Exercise materials>
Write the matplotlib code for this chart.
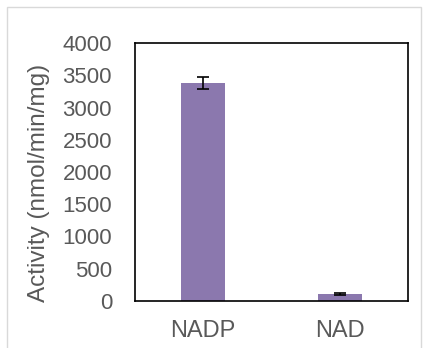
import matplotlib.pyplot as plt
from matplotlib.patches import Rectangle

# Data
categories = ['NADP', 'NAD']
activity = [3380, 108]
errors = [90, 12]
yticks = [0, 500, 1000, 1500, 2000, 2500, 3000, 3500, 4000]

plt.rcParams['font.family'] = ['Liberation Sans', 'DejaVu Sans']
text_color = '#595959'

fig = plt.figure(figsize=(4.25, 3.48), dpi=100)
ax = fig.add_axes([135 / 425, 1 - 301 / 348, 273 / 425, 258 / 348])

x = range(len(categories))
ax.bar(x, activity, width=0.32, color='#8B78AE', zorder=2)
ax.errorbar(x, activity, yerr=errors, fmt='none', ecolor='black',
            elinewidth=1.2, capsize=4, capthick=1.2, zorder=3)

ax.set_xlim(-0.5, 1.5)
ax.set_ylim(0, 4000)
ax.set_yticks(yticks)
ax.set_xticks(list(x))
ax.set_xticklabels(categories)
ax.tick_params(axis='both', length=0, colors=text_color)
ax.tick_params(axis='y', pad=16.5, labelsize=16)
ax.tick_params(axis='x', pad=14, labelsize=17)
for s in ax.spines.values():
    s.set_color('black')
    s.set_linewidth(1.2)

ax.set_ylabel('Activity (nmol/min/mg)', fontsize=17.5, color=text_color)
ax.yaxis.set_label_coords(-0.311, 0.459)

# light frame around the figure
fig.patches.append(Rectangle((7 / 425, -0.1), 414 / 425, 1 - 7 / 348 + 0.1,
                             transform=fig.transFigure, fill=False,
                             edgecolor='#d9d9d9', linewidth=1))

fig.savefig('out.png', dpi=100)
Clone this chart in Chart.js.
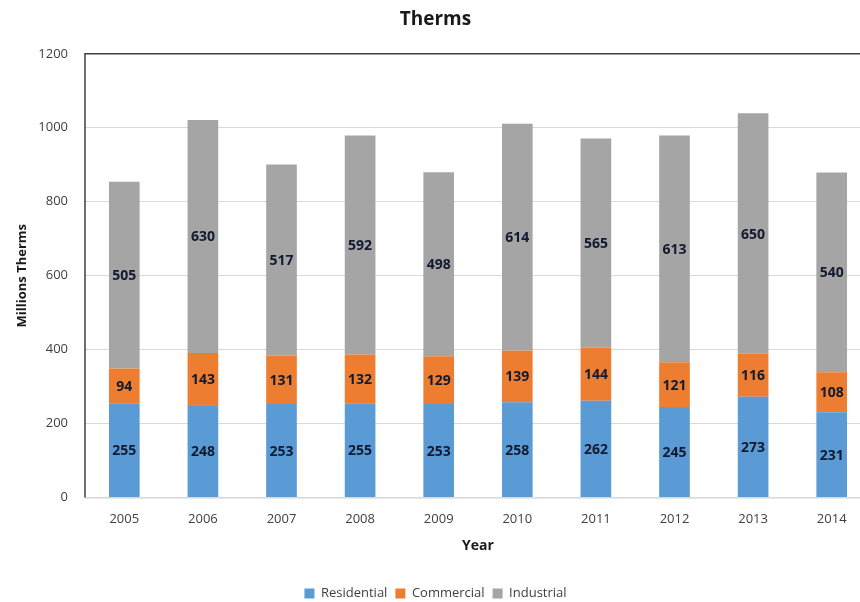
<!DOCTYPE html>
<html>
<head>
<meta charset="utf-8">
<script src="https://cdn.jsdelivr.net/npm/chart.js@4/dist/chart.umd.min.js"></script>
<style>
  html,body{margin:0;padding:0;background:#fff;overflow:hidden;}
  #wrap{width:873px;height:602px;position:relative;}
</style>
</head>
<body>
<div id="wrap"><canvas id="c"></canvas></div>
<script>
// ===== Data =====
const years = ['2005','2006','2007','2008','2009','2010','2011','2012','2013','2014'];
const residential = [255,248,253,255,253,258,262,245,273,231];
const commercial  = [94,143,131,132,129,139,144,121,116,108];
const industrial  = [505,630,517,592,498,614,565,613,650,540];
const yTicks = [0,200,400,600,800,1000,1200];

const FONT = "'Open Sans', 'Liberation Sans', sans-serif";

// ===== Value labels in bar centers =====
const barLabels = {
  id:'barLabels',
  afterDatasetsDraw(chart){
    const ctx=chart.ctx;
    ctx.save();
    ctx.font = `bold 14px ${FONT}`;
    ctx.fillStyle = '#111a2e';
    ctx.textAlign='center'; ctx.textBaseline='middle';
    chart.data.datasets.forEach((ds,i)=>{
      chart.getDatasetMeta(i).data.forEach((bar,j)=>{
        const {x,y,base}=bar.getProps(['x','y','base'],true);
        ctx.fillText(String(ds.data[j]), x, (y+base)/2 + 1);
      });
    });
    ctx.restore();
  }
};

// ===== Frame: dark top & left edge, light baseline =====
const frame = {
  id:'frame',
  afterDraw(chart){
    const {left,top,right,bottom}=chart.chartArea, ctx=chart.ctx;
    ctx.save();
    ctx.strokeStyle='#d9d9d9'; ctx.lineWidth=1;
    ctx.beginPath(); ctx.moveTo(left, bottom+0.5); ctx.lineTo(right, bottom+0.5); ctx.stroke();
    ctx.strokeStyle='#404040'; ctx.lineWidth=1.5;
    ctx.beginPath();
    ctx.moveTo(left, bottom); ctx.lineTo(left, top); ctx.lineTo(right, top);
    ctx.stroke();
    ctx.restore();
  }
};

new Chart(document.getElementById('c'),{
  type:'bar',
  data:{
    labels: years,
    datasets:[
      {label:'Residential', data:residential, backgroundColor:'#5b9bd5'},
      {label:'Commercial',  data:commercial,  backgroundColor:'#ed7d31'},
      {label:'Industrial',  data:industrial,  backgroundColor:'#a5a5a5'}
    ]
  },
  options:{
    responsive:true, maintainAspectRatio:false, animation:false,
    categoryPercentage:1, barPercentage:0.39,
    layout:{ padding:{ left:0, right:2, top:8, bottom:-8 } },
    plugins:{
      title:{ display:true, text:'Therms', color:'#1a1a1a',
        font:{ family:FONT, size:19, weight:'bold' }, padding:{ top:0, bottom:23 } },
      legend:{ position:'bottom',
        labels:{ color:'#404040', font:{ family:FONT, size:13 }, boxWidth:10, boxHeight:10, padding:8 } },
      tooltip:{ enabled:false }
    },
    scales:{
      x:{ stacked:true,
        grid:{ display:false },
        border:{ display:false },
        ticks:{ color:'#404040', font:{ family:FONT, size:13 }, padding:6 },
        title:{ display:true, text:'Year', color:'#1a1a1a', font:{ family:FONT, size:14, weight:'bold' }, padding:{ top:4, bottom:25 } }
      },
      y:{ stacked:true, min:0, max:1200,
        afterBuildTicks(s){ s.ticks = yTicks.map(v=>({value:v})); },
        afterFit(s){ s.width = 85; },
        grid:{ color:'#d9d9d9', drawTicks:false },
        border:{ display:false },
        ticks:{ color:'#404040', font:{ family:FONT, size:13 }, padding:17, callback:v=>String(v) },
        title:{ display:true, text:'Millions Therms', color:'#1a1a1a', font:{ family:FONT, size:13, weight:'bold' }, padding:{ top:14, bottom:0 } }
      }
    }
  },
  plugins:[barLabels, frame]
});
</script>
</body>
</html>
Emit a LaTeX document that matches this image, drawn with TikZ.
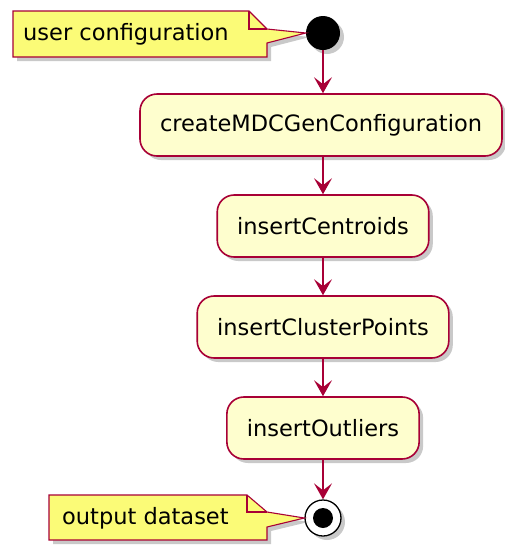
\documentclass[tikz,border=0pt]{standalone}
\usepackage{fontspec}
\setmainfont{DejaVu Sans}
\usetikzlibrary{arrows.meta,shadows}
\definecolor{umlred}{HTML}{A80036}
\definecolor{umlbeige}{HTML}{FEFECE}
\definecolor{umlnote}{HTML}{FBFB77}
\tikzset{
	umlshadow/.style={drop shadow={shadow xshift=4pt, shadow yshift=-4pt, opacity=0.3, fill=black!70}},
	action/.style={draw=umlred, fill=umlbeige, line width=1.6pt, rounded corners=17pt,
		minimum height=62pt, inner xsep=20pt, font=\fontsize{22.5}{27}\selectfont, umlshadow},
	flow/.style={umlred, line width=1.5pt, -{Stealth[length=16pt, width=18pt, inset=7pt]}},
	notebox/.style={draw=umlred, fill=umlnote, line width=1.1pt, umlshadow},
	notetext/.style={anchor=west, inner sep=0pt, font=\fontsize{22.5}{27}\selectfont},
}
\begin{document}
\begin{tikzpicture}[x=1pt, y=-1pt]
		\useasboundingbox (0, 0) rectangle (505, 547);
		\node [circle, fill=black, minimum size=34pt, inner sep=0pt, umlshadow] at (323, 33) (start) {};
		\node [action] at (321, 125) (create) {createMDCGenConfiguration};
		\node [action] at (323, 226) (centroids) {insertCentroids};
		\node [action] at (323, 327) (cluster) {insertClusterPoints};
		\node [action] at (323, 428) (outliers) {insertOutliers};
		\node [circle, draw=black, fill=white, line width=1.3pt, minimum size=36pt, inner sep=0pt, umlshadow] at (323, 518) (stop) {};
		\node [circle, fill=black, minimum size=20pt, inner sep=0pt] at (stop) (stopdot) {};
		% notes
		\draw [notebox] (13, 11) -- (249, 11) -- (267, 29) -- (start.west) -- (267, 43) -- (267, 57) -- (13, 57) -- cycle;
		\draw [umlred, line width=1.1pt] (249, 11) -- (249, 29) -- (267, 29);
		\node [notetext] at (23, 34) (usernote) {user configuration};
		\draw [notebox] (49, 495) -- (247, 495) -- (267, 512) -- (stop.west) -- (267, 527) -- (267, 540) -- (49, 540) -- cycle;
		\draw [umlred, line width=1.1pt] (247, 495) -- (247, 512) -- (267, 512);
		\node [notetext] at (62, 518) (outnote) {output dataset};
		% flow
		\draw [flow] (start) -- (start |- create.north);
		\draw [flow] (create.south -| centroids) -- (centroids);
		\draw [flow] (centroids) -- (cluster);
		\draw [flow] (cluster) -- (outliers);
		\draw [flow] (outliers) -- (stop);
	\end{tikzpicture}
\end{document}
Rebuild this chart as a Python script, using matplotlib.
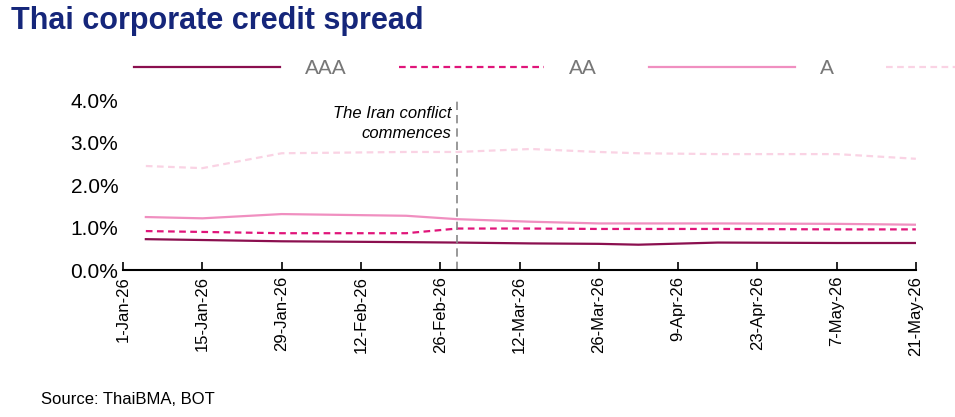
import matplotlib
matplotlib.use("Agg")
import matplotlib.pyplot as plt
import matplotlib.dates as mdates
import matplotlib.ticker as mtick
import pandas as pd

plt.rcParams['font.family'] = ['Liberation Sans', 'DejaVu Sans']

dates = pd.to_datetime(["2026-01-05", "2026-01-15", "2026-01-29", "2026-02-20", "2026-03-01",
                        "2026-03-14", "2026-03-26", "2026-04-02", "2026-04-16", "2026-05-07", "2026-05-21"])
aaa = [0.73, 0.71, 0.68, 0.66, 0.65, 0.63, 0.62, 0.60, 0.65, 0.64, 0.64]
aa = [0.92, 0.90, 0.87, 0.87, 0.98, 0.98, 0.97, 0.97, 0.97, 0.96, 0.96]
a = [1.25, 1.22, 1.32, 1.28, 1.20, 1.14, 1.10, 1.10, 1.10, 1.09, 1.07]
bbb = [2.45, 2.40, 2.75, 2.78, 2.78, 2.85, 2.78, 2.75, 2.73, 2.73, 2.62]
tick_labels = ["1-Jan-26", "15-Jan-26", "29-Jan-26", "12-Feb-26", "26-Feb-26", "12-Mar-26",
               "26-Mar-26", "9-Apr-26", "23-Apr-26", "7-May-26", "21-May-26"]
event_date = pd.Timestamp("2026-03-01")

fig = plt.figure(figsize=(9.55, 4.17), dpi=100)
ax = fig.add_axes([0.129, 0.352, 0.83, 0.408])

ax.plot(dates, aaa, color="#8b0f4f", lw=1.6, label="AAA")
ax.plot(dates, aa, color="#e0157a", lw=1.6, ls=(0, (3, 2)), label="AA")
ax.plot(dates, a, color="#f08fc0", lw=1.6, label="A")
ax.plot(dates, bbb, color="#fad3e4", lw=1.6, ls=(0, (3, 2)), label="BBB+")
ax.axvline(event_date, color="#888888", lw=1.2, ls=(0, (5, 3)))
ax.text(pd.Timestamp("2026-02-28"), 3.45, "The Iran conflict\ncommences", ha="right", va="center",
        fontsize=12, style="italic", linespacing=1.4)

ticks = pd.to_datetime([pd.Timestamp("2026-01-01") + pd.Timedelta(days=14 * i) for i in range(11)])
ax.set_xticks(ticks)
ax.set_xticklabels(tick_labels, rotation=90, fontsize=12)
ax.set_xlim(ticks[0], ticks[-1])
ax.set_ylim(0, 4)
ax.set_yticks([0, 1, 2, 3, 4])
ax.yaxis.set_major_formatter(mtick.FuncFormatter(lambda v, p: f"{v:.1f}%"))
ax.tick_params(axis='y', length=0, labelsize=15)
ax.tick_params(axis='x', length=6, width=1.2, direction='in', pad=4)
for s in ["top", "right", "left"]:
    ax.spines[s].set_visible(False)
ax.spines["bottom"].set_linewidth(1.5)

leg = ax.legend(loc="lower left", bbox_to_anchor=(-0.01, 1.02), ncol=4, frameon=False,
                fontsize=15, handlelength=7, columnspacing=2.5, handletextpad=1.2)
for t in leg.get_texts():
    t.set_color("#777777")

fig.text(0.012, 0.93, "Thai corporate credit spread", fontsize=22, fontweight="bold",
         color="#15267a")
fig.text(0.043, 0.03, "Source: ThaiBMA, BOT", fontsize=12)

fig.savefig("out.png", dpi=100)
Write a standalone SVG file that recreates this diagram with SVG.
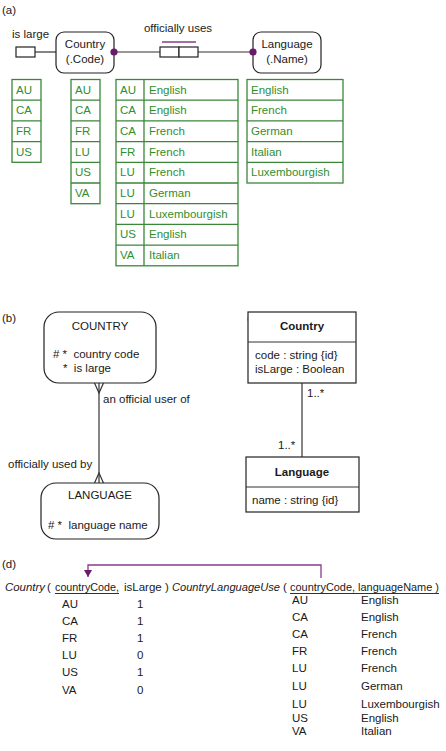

What is being asked>
Everything from the first line of the records through the line containing "elinewidth=1.2, capsize=4, capthick=1.2, zorder=3)" should be reproduced exactly, apart from the pictures.

Result of the task>
Write the matplotlib code for this chart.
import matplotlib.pyplot as plt
from matplotlib.patches import Rectangle

# Data
categories = ['NADP', 'NAD']
activity = [3380, 108]
errors = [90, 12]
yticks = [0, 500, 1000, 1500, 2000, 2500, 3000, 3500, 4000]

plt.rcParams['font.family'] = ['Liberation Sans', 'DejaVu Sans']
text_color = '#595959'

fig = plt.figure(figsize=(4.25, 3.48), dpi=100)
ax = fig.add_axes([135 / 425, 1 - 301 / 348, 273 / 425, 258 / 348])

x = range(len(categories))
ax.bar(x, activity, width=0.32, color='#8B78AE', zorder=2)
ax.errorbar(x, activity, yerr=errors, fmt='none', ecolor='black',
            elinewidth=1.2, capsize=4, capthick=1.2, zorder=3)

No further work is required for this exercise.